Musically adventurous and flexible - as it traverses genres with ease in the hands of a band (Sexton and Stu Kimball on guitar, Tony Garnier and George Receli in the rhythm section, and Donnie Herron on pedal/lap steel, mandolin and violin) who are part loose bar band, part intimate supper club troupe, part tight soul ensemble and, in Make You Feel My Love, the pick up band George Jones lucked into in a midwest town.

Energising – not just because trying to figure out which song you know you know really well it is that he’s playing keeps you on your toes, but because keeping himself interested, keeping his band interested, by not playing the safe game means keeping us interested.

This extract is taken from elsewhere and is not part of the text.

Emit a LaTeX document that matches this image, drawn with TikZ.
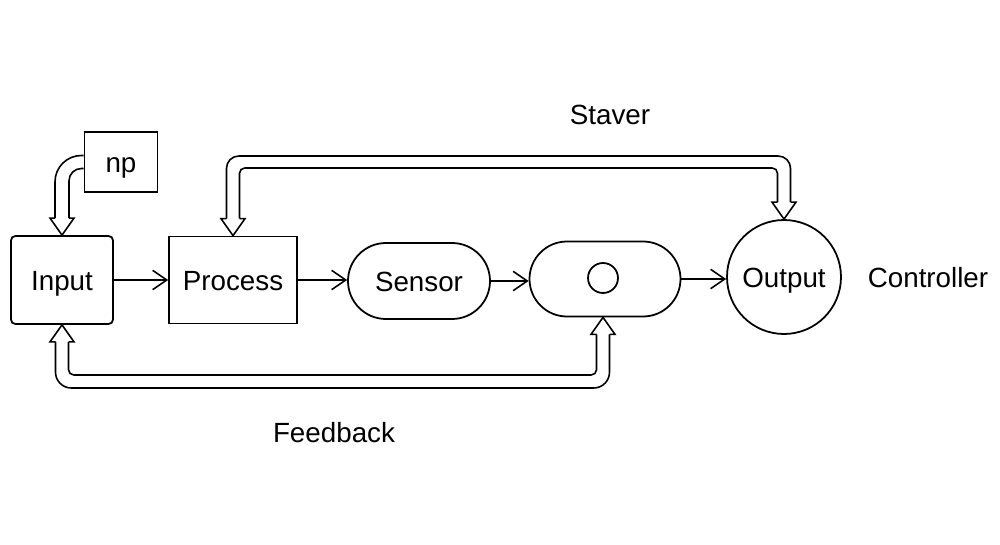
\documentclass[tikz,border=0pt]{standalone}
\usepackage{fontspec}
\setmainfont{Liberation Sans}
\usetikzlibrary{calc,arrows.meta}
\tikzset{
  lbl/.style={font=\fontsize{15.8}{19}\selectfont, inner sep=0pt, text height=11.4pt, text depth=0pt},
  box/.style={lbl, draw, line width=1pt},
  conn/.style={line width=0.9pt, -{Straight Barb[length=8pt,width=11pt]}},
  hol/.style={line width=0.9pt, line join=miter},
}
\begin{document}
\begin{tikzpicture}[x=0.2mm, y=-0.2mm]
\useasboundingbox (0,0) rectangle (1000,545);
% nodes
\node[box, rounded corners=2.5pt, minimum width=20.4mm, minimum height=17.6mm] (in) at (62,280) {Input};
\node[box, minimum width=14.6mm, minimum height=12mm] (np) at (121,162) {np};
\node[box, minimum width=25.6mm, minimum height=17.4mm] (proc) at (233,280) {Process};
\node[box, rounded corners=7.6mm, minimum width=28.4mm, minimum height=15.2mm] (sens) at (419,281) {Sensor};
\node[box, rounded corners=7.5mm, minimum width=30.2mm, minimum height=15mm] (oval) at (605,279) {};
\node[box, circle, minimum size=6mm] (dot) at (603,278) {};
\node[box, circle, minimum size=22.8mm] (out) at (784,277) {Output};
\node[lbl] (ctrl) at (928,277) {Controller};
\node[lbl] (stav) at (610,114) {Staver};
\node[lbl] (fb) at (334,432) {Feedback};
% plain arrows
\draw[conn] (in.east) -- (proc.west |- in.east);
\draw[conn] (proc.east) -- (sens.west |- proc.east);
\draw[conn] (sens.east) -- (oval.west |- sens.east);
\draw[conn] (oval.east) -- (out.west |- oval.east);
% np -> Input hollow arrow
\coordinate (nl) at ($(in.north)+(-7,-17)$);
\coordinate (nr) at ($(in.north)+(7,-17)$);
\draw[hol, rounded corners=15pt] ($(np.west)+(0,-6.5)$) -| (nl);
\draw[hol, rounded corners=7pt] ($(np.west)+(0,6.5)$) -| (nr);
\draw[hol] (nl) -- +(-5,0) -- (in.north) -- ($(nr)+(5,0)$) -- (nr);
% Staver hollow arrow (Output -> Process)
\coordinate (topo) at (0,156);
\coordinate (topi) at (0,168);
\coordinate (pl) at ($(proc.north)+(-6.5,-17)$);
\coordinate (pr) at ($(proc.north)+(6.5,-17)$);
\coordinate (ol) at ($(out.north)+(-6.5,-17)$);
\coordinate (or) at ($(out.north)+(6.5,-17)$);
\draw[hol, rounded corners=3pt] (pr) -- (pr |- topi) -- (ol |- topi) -- (ol);
\draw[hol, rounded corners=7pt] (pl) -- (pl |- topo) -- (or |- topo) -- (or);
\draw[hol] (pl) -- +(-5.5,0) -- (proc.north) -- ($(pr)+(5.5,0)$) -- (pr);
\draw[hol] (ol) -- +(-5.5,0) -- (out.north) -- ($(or)+(5.5,0)$) -- (or);
% Feedback hollow arrow
\coordinate (t2) at (dot |- oval.south);
\coordinate (boti) at (0,375);
\coordinate (boto) at (0,388);
\coordinate (bl) at ($(in.south)+(-6.5,17)$);
\coordinate (br) at ($(in.south)+(6.5,17)$);
\coordinate (cl) at ($(t2)+(-6.5,17)$);
\coordinate (cr) at ($(t2)+(6.5,17)$);
\draw[hol, rounded corners=3pt] (br) -- (br |- boti) -- (cl |- boti) -- (cl);
\draw[hol, rounded corners=9pt] (bl) -- (bl |- boto) -- (cr |- boto) -- (cr);
\draw[hol] (bl) -- +(-5.5,0) -- (in.south) -- ($(br)+(5.5,0)$) -- (br);
\draw[hol] (cl) -- +(-5.5,0) -- (t2) -- ($(cr)+(5.5,0)$) -- (cr);
\end{tikzpicture}
\end{document}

Joy – there’s the humour, there’s the drive of energy, there’s the matching silver glittery jackets of everyone on stage, there’s the sheer pleasure of hearing The Band-era When I Paint My Masterpiece eased into, there’s the cocky little boxer pose Dylan affects in the final bow.

Brilliant – not just in songs (of course), but in the way you feel like everything about this show and those songs can still be fresh and waiting to be discovered.

I envy those who will see Dylan play in the relatively tiny space of the Enmore Theatre tonight. I pity those who have avoided seeing Dylan in this room or anywhere. I am excited for those who will be tempted out next time he’s in town.

Bob Dylan plays the Enmore Theatre, August 19; WIN Entertainment Centre, Wollongong, August 20; Newcastle Entertainment Centre, August 22; Brisbane Entertainment Centre, August 24; Spark Arena, Auckland, August 26; Horncastle Arena, Christchurch, August 28.